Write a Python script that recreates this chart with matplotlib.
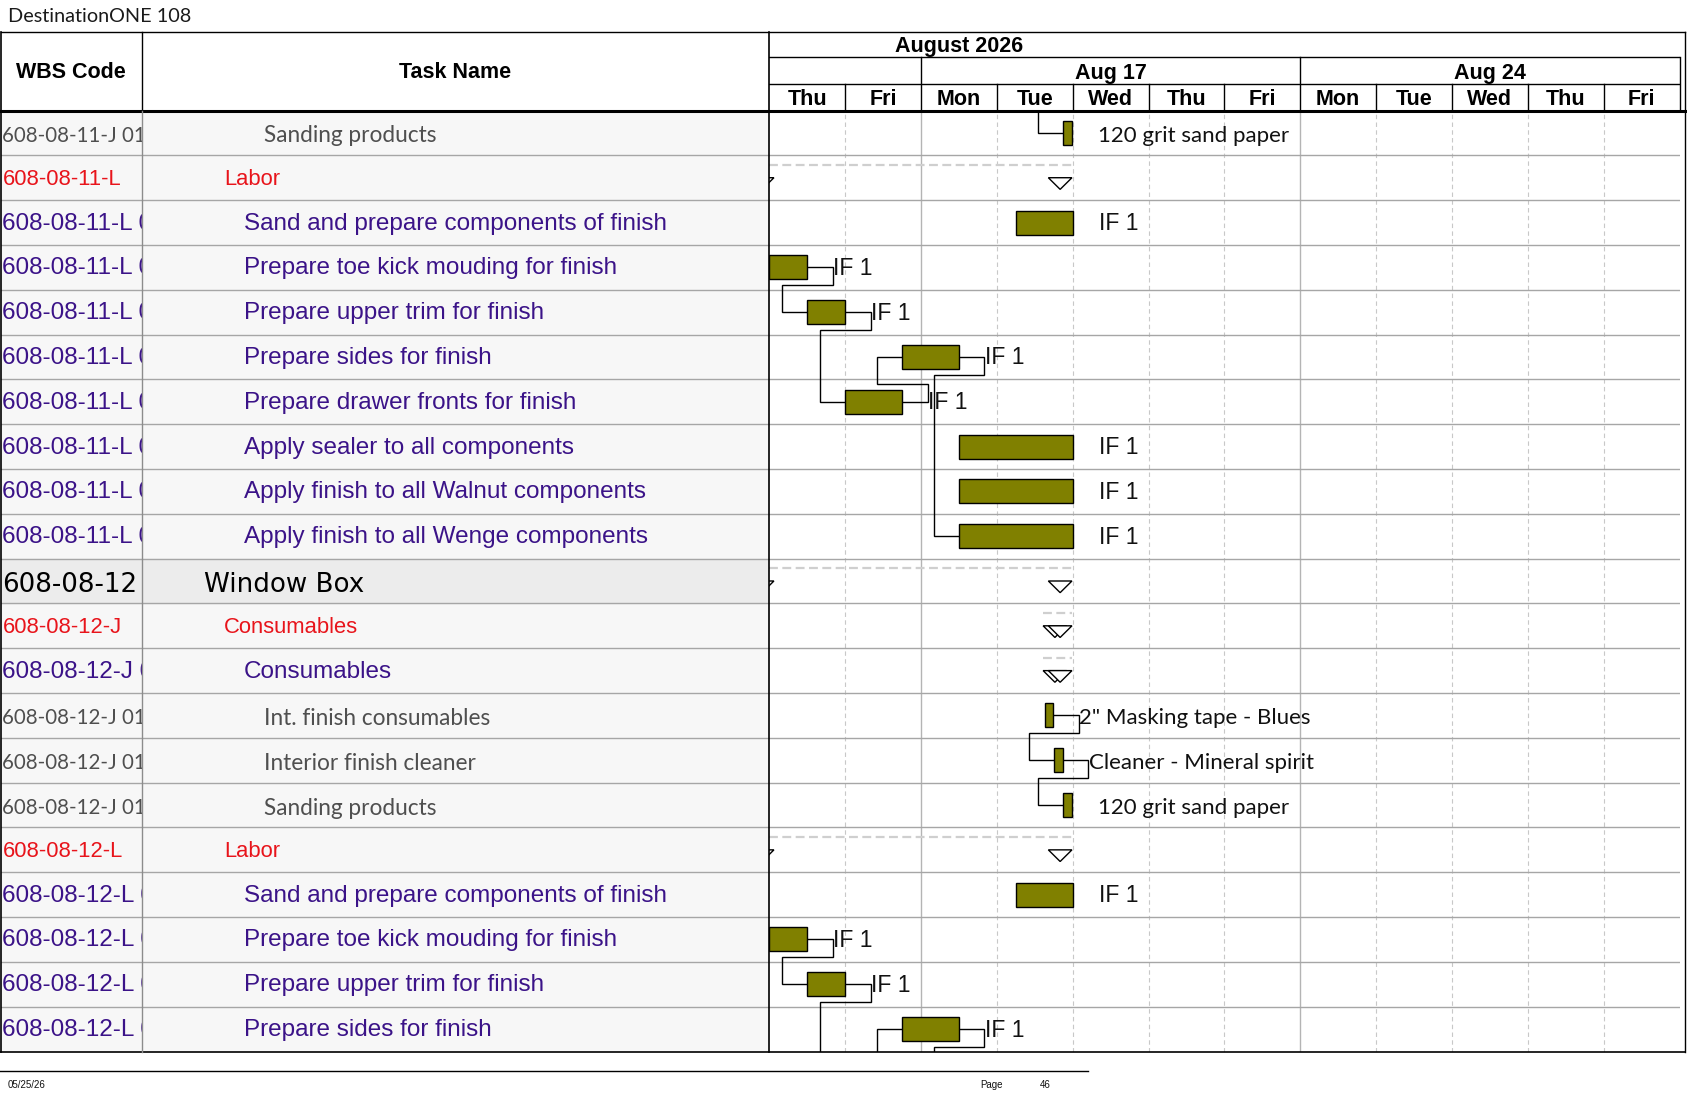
import matplotlib
matplotlib.use("Agg")
import matplotlib.pyplot as plt
from matplotlib.patches import Rectangle, Polygon

# ---- data ----
title = "DestinationONE 108"
month_label = "August 2026"
day_names = ["Thu", "Fri", "Mon", "Tue", "Wed", "Thu", "Fri", "Mon", "Tue", "Wed", "Thu", "Fri"]
week_labels = ["", "Aug 17", "Aug 24"]
week_starts = [0, 2, 7]
week_ends = [2, 7, 12]

wbs_codes = [
    "608-08-11-J 01.03", "608-08-11-L", "608-08-11-L 01.01", "608-08-11-L 01.02",
    "608-08-11-L 01.03", "608-08-11-L 01.04", "608-08-11-L 01.05", "608-08-11-L 01.06",
    "608-08-11-L 01.07", "608-08-11-L 01.08", "608-08-12", "608-08-12-J",
    "608-08-12-J 01", "608-08-12-J 01.01", "608-08-12-J 01.02", "608-08-12-J 01.03",
    "608-08-12-L", "608-08-12-L 01.01", "608-08-12-L 01.02", "608-08-12-L 01.03",
    "608-08-12-L 01.04",
]
task_names = [
    "Sanding products", "Labor", "Sand and prepare components of finish",
    "Prepare toe kick mouding for finish", "Prepare upper trim for finish",
    "Prepare sides for finish", "Prepare drawer fronts for finish",
    "Apply sealer to all components", "Apply finish to all Walnut components",
    "Apply finish to all Wenge components", "Window Box", "Consumables", "Consumables",
    "Int. finish consumables", "Interior finish cleaner", "Sanding products", "Labor",
    "Sand and prepare components of finish", "Prepare toe kick mouding for finish",
    "Prepare upper trim for finish", "Prepare sides for finish",
]
levels = ["res", "sum", "task", "task", "task", "task", "task", "task", "task", "task",
          "top", "sum", "task", "res", "res", "res", "sum", "task", "task", "task", "task"]
bar_types = ["bar", "summary", "bar", "bar", "bar", "bar", "bar", "bar", "bar", "bar",
             "summary", "summary", "summary", "bar", "bar", "bar", "summary", "bar", "bar", "bar", "bar"]
# working days from Thu Aug 13
starts = [3.875, -0.25, 3.25, 0.0, 0.5, 1.75, 1.0, 2.5, 2.5, 2.5,
          -0.25, 3.61, 3.61, 3.63, 3.755, 3.875, -0.25, 3.25, 0.0, 0.5, 1.75]
ends = [3.99, 3.99, 4.0, 0.5, 1.0, 2.5, 1.75, 4.0, 4.0, 4.0,
        3.99, 3.99, 3.99, 3.745, 3.87, 3.99, 3.99, 4.0, 0.5, 1.0, 2.5]
bar_labels = ["120 grit sand paper", "", "IF 1", "IF 1", "IF 1", "IF 1", "IF 1", "IF 1", "IF 1", "IF 1",
              "", "", "", '2" Masking tape - Blues', "Cleaner - Mineral spirit", "120 grit sand paper",
              "", "IF 1", "IF 1", "IF 1", "IF 1"]

# tasks just outside the printed page that links run to
off_rows = [-1, 21, 24]
off_starts = [3.755, 1.0, 2.5]
off_ends = [3.87, 1.75, 4.0]

links = [(-1, 0), (3, 4), (4, 6), (6, 5), (5, 9), (13, 14), (14, 15),
         (18, 19), (19, 21), (21, 20), (20, 24)]

footer_date = "05/25/26"
page_no = "46"

# ---- layout (pixels) ----
W, H = 1687, 1097
HEAD_TOP, MONTH_BOT, WEEK_BOT, BODY_TOP, BODY_BOT = 31.7, 57.3, 84.3, 110.5, 1051.5
LEFT, WBS_RIGHT, CHART_X0, CHART_X1, RIGHT = 1.0, 141.7, 769.3, 1679.5, 1685.0

n_rows = len(task_names)
n_days = len(day_names)
ROW_PX = (BODY_BOT - BODY_TOP) / n_rows

ARIAL = "Liberation Sans"
text_styles = {
    "top": dict(family="DejaVu Sans", size=18.8, color="black"),
    "sum": dict(family=ARIAL, size=15.8, color="#e8141b"),
    "task": dict(family=ARIAL, size=17.5, color="#3b1388"),
    "res": dict(family="Lato", size=16.3, color="#4f4f4f"),
}
text_shift = {"top": 4, "sum": 1.5, "task": 1, "res": 3}  # px, font baseline tweak
indents = {"top": 204, "sum": 224, "task": 244, "res": 264}
BAR_COLOR = "#808000"

fig = plt.figure(figsize=(W / 100, H / 100), dpi=100)


def px_axes(x0, y0, x1, y1, z=0, fc="white"):
    ax = fig.add_axes([x0 / W, 1 - y1 / H, (x1 - x0) / W, (y1 - y0) / H], zorder=z)
    ax.set_xticks([])
    ax.set_yticks([])
    for s in ax.spines.values():
        s.set_visible(False)
    ax.set_facecolor(fc)
    return ax


# ---- table ----
wbs_ax = px_axes(LEFT, BODY_TOP, WBS_RIGHT, BODY_BOT, fc="#f7f7f7")
wbs_ax.set_xlim(LEFT, WBS_RIGHT)
name_ax = px_axes(WBS_RIGHT, BODY_TOP, CHART_X0, BODY_BOT, fc="#f7f7f7")
name_ax.set_xlim(WBS_RIGHT, CHART_X0)
for ax in (wbs_ax, name_ax):
    ax.set_ylim(n_rows, 0)
    for r in range(1, n_rows):
        ax.axhline(r, color="#a6a6a6", lw=1)
for r, lvl in enumerate(levels):
    if lvl == "top":
        for ax in (wbs_ax, name_ax):
            ax.axhspan(r, r + 1, color="#ececec", zorder=0)
    st = text_styles[lvl]
    y = r + 0.5 + text_shift[lvl] / ROW_PX
    wbs_st = dict(st)
    if lvl == "res":
        wbs_st["size"] = 14.8  # narrow digits in the code column
    wbs_ax.text(LEFT + 1.5, y, wbs_codes[r], va="center", ha="left", clip_on=True, **wbs_st)
    name_ax.text(indents[lvl], y, task_names[r], va="center", ha="left", clip_on=True, **st)

# ---- gantt body ----
gx = px_axes(CHART_X0, BODY_TOP, CHART_X1, BODY_BOT, z=1)
gx.set_xlim(0, n_days)
gx.set_ylim(n_rows, 0)
for d in range(1, n_days):
    if d in week_starts:
        gx.axvline(d, color="#b4b4b4", lw=1, zorder=0)
    else:
        gx.axvline(d, color="#c8c8c8", lw=0.8, ls=(0, (4, 3)), zorder=0)
for r in range(1, n_rows):
    gx.axhline(r, color="#a6a6a6", lw=1, zorder=0)

TRI_W = 0.311
for r in range(n_rows):
    s, e = starts[r], ends[r]
    if bar_types[r] == "summary":
        gx.plot([max(s, 0), e], [r + 0.22, r + 0.22], color="#cfcfcf", lw=1.6,
                ls=(0, (4, 2)), zorder=1)
        for x0 in (s, e - TRI_W):
            tri = Polygon([(x0, r + 0.5), (x0 + TRI_W, r + 0.5), (x0 + TRI_W / 2, r + 0.76)],
                          closed=True, facecolor="white", edgecolor="black", lw=1, zorder=3)
            gx.add_patch(tri)
    else:
        gx.add_patch(Rectangle((s, r + 0.232), e - s, 0.536, facecolor=BAR_COLOR,
                               edgecolor="black", lw=1, zorder=3))
        lbl = bar_labels[r]
        is_if = lbl.startswith("IF")
        gx.text(e + 0.343, r + 0.5 + (1 if is_if else 3) / ROW_PX, lbl, va="center", ha="left",
                family=ARIAL if is_if else "Lato", size=16.5 if is_if else 16,
                color="#111111", clip_on=True, zorder=4)

# link lines (finish-to-start)
all_rows = list(range(n_rows)) + off_rows
all_starts = starts + off_starts
all_ends = ends + off_ends
for a, b in links:
    a_end = all_ends[all_rows.index(a)]
    b_start = all_starts[all_rows.index(b)]
    ya, yb = a + 0.5, b + 0.5
    dy = 0.395 if b > a else -0.4
    xr = a_end + 0.336
    xl = b_start - 0.33
    gx.plot([a_end, xr, xr, xl, xl, b_start], [ya, ya, ya + dy, ya + dy, yb, yb],
            color="black", lw=1, zorder=2, solid_joinstyle="miter")

# ---- timescale header ----
hx = px_axes(CHART_X0, HEAD_TOP, CHART_X1, BODY_TOP, z=1)
hx.set_xlim(0, n_days)
hx.set_ylim(BODY_TOP, HEAD_TOP)
hx.axhline(MONTH_BOT, color="black", lw=1)
hx.axhline(WEEK_BOT, color="black", lw=1)
for d in range(1, n_days + 1):
    top = MONTH_BOT if (d in week_starts or d == n_days) else WEEK_BOT
    hx.plot([d, d], [top, BODY_TOP], color="black", lw=1, clip_on=False)
hdr = dict(family=ARIAL, weight="bold", size=15.5, ha="center", va="center", color="black")
hx.text(2.5, 46.8, month_label, **hdr)
for lab, s, e in zip(week_labels, week_starts, week_ends):
    hx.text((s + e) / 2, 73.3, lab, **hdr)
for i, dn in enumerate(day_names):
    hx.text(i + 0.5, 99.8, dn, **hdr)

# ---- frame, title, footer ----
ov = px_axes(0, 0, W, H, z=5, fc="none")
ov.set_xlim(0, W)
ov.set_ylim(H, 0)
ov.plot([LEFT, RIGHT], [HEAD_TOP, HEAD_TOP], color="black", lw=1)
ov.plot([0, RIGHT], [BODY_TOP, BODY_TOP], color="black", lw=2.2)
ov.plot([0, RIGHT], [BODY_BOT, BODY_BOT], color="black", lw=1.2)
ov.plot([LEFT, LEFT], [HEAD_TOP, BODY_BOT], color="black", lw=1.2)
ov.plot([CHART_X0, CHART_X0], [HEAD_TOP, BODY_BOT], color="black", lw=1.2)
ov.plot([RIGHT, RIGHT], [HEAD_TOP, BODY_BOT], color="black", lw=1)
ov.plot([WBS_RIGHT, WBS_RIGHT], [HEAD_TOP, BODY_TOP], color="black", lw=1)
ov.plot([WBS_RIGHT, WBS_RIGHT], [BODY_TOP, BODY_BOT], color="#8c8c8c", lw=1)
ov.text(71, 72.5, "WBS Code", **hdr)
ov.text((WBS_RIGHT + CHART_X0) / 2, 72.5, "Task Name", **hdr)
ov.text(8, 16.5, title, family="Lato", size=14.3, color="#1a1a1a",
        ha="left", va="center")
ov.plot([0, 1088], [1070.7, 1070.7], color="black", lw=1)
small = dict(family=ARIAL, size=7, color="#111111", va="center", ha="left")
ov.text(8, 1085, footer_date, **small)
ov.text(980, 1085, "Page", **small)
ov.text(1040, 1085, page_no, **small)

fig.savefig("out.png", dpi=100)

———

• **The problem**: Exactly as written, please give again the lines from the beginning of the listing through the line containing "from matplotlib.patches import", inclusive, without any pictures.

• **Solution to the exercise**:
Write a Python script that recreates this chart with matplotlib.
import matplotlib
matplotlib.use("Agg")
import matplotlib.pyplot as plt
from matplotlib.patches import Rectangle, Polygon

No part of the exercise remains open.